Theory and metaphor
Theory and metaphor
No research can work without theory, even when it denies it has any. For theory simply means the connection of ideas. Even counting is theory. It requires us to connect ideas of unity, identity, repetition and sequence, which is why it takes some time to learn. Occasionally people write research reports and claim they contain no theory. This could mean that they are incredibly naive, but normally it signals a rejection of a particular kind of theory. They want to let the reporting and writing and making sense of the world, the ‘natural attitude’, confront some preconceived set of ideas. Both quantitative and qualitative research in sociology have their advocates of this kind of approach. One version argues that what emerges is ‘grounded theory’. This challenges theories which base accounts of society on ideas of system, structure, market, rational choice, coding or some other frame of thinking drawn usually from other disciplines. The point is that the theories of other disciplines reflect their concerns with the particular aspect of reality they study. Applied to society they immediately become metaphors or analogies. As one early critic of this approach said, ‘social theorists, instead of finding and employing a method and a terminology proper to their subject,…on the analogy of the physical sciences they have striven to analyse Society as a mechanism, on the analogy of biology they have insisted on regarding it as an organism’. Mechanism is not a metaphor in engineering and organism is not a metaphor for the body in biology. The market is not a metaphor for the economy in economics, nor is code a metaphor for language in linguistics. In each case the theoretical idea is a powerful method for analysing the reality. Grounded theory in sociology, even just fact gathering, often called empiricism, has a point if it challenges undue reliance on the metaphorical use of theory from other disciplines.
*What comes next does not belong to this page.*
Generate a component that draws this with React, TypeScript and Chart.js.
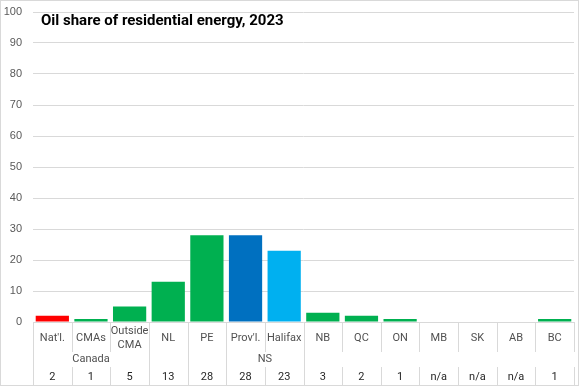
import React, { useEffect, useRef } from "react";
import { Chart, registerables } from "chart.js";

Chart.register(...registerables);

const TITLE = "Oil share of residential energy, 2023";
const categories: string[][] = [
  ["Nat'l."], ["CMAs"], ["Outside", "CMA"], ["NL"], ["PE"], ["Prov'l."], ["Halifax"],
  ["NB"], ["QC"], ["ON"], ["MB"], ["SK"], ["AB"], ["BC"],
];
const values: (number | null)[] = [2, 1, 5, 13, 28, 28, 23, 3, 2, 1, null, null, null, 1];
const valueLabels: string[] = ["2", "1", "5", "13", "28", "28", "23", "3", "2", "1", "n/a", "n/a", "n/a", "1"];
const groupLabels = ["Canada", "NS"];
const groupStart = [0, 5];
const groupEnd = [2, 6];
const barColors = [
  "#ff0000", "#00b050", "#00b050", "#00b050", "#00b050", "#0070c0", "#00b0f0",
  "#00b050", "#00b050", "#00b050", "#00b050", "#00b050", "#00b050", "#00b050",
];
const yTicks = [0, 10, 20, 30, 40, 50, 60, 70, 80, 90, 100];

const LABEL_FONT = "11px Roboto, 'Noto Sans', sans-serif";

const tablePlugin = {
  id: "tablePlugin",
  afterDraw(chart: any) {
    const ctx = chart.ctx;
    const x = chart.scales.x;
    const area = chart.chartArea;
    const n = categories.length;
    const w = (area.right - area.left) / n;
    const top = area.bottom;
    const row1End = top + 30;
    const row3Start = top + 45;
    const bottom = chart.height - 2;
    ctx.save();
    ctx.strokeStyle = "#d9d9d9";
    ctx.lineWidth = 1;
    const fullBounds = new Set<number>([0, 3, 4, 5, 7]);
    for (let i = 0; i <= n; i++) {
      const bx = Math.round(area.left + i * w) + 0.5;
      ctx.beginPath();
      if (fullBounds.has(i)) {
        ctx.moveTo(bx, top);
        ctx.lineTo(bx, bottom);
      } else {
        ctx.moveTo(bx, top);
        ctx.lineTo(bx, row1End);
        ctx.moveTo(bx, row3Start);
        ctx.lineTo(bx, bottom);
      }
      ctx.stroke();
    }
    ctx.fillStyle = "#505050";
    ctx.font = LABEL_FONT;
    ctx.textAlign = "center";
    ctx.textBaseline = "middle";
    categories.forEach((lines, i) => {
      const cx = x.getPixelForValue(i);
      if (lines.length === 1) {
        ctx.fillText(lines[0], cx, top + 16);
      } else {
        ctx.fillText(lines[0], cx, top + 9);
        ctx.fillText(lines[1], cx, top + 23);
      }
    });
    groupLabels.forEach((g, k) => {
      const cx = (x.getPixelForValue(groupStart[k]) + x.getPixelForValue(groupEnd[k])) / 2;
      ctx.fillText(g, cx, top + 37);
    });
    ctx.fillStyle = "#262626";
    valueLabels.forEach((v, i) => {
      ctx.fillText(v, x.getPixelForValue(i), top + 55);
    });
    ctx.fillStyle = "#000000";
    ctx.font = "bold 15px Roboto, 'Noto Sans', sans-serif";
    ctx.textAlign = "left";
    ctx.fillText(TITLE, 41, 21);
    ctx.strokeStyle = "#d9d9d9";
    ctx.strokeRect(0.5, 0.5, chart.width - 2, chart.height - 2);
    ctx.restore();
  },
};

export default function App() {
  const ref = useRef<HTMLCanvasElement>(null);
  useEffect(() => {
    if (!ref.current) return;
    const chart = new Chart(ref.current, {
      type: "bar",
      data: {
        labels: categories.map((c) => c.join(" ")),
        datasets: [
          {
            data: values as any,
            backgroundColor: barColors,
            barPercentage: 0.86,
            categoryPercentage: 1,
          },
        ],
      },
      options: {
        animation: false,
        responsive: false,
        devicePixelRatio: 1,
        layout: { padding: { top: 12, right: 6, bottom: 65, left: 0 } },
        plugins: { legend: { display: false }, tooltip: { enabled: false }, title: { display: false } },
        scales: {
          x: { display: false },
          y: {
            min: 0,
            max: 100,
            afterFit: (s: any) => { s.width = 33; s.paddingTop = 0; s.paddingBottom = 0; },
            afterBuildTicks: (s: any) => { s.ticks = yTicks.map((v) => ({ value: v })); },
            border: { display: false },
            grid: { color: "#d9d9d9", lineWidth: 1, drawTicks: false },
            ticks: {
              color: "#595959",
              font: { family: "'Liberation Sans', Arial, sans-serif", size: 11 },
              padding: 11,
            },
          },
        },
      },
      plugins: [tablePlugin],
    });
    return () => chart.destroy();
  }, []);
  return (
    <div style={{ position: "fixed", left: 0, top: 0, width: 580, height: 387, background: "#fff" }}>
      <canvas ref={ref} width={580} height={387} style={{ display: "block" }} />
    </div>
  );
}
At the same time if anyone thinks that sociology can proceed without theorising, seeking a deeper understanding of society through developing the ideas connected with its own special reality, then they will progress no further with its study. This means we have to get beyond the metaphors which inhabit everyday discourse too.
For instance, likening a society to a play has long held a grip on the imagination of both playwrights (Shakespeare’s ‘All the world’s a stage’) and sociologists. The most famous sociologist in the world in the mid-twentieth century was Talcott Parsons whose theory of society was based on the idea that people fit into roles. The sociologist, who was also the best writer in the discipline, Erving Goffman, employed the drama metaphor, but with focus on the performance rather than the script. There’s a lot of scope for acting skill in his Presentation of Self in Everyday Life, but we still have to match up to demanding outside requirements if we are going to put on a competent show.
The drama metaphor draws attention to the constraints which society exercises over individual people and the way it proceeds in relative independence from them. This in spite of the fact that it can’t work without them. No actors, no performance tonight. But then, on the other hand, no play, no actors. Society is not simply external constraint, it provides opportunities which otherwise would not exist.
We emphasise these features of society when we look at it from the standpoint of individual people. It is external to me and to you, and to every other individual. The stage play, Agatha Christie’s Mousetrap has been showing continuously in London’s West End now for over forty years. No one from the original cast of actors remains and the play goes on.
Just as the play can only be performed by actors so society only exists in what people do. It is then both external and internal. It is constraining but also enabling. So we get nearer to the reality of society if we think of a play in which we make up the parts as we go along. But we can’t do it just as we like. ‘Theatre’, then, is as much a metaphor for the reality of society as ‘system’, ‘organism’, or ‘market’.
The ease with which we fall into metaphorical discourse shows how elusive is the reality of society. Erving Goffman’s emphasis on performance comes close to capturing that reality. But it is not because the idea of performance is imported from drama. That confuses metaphor with reality. Those who can perform on a stage do so because they have first learned to perform in life, not the other way round, even if contemporary culture gives us plenty of examples of life become theatre. We have to look for our theoretical concepts in the idea of society itself.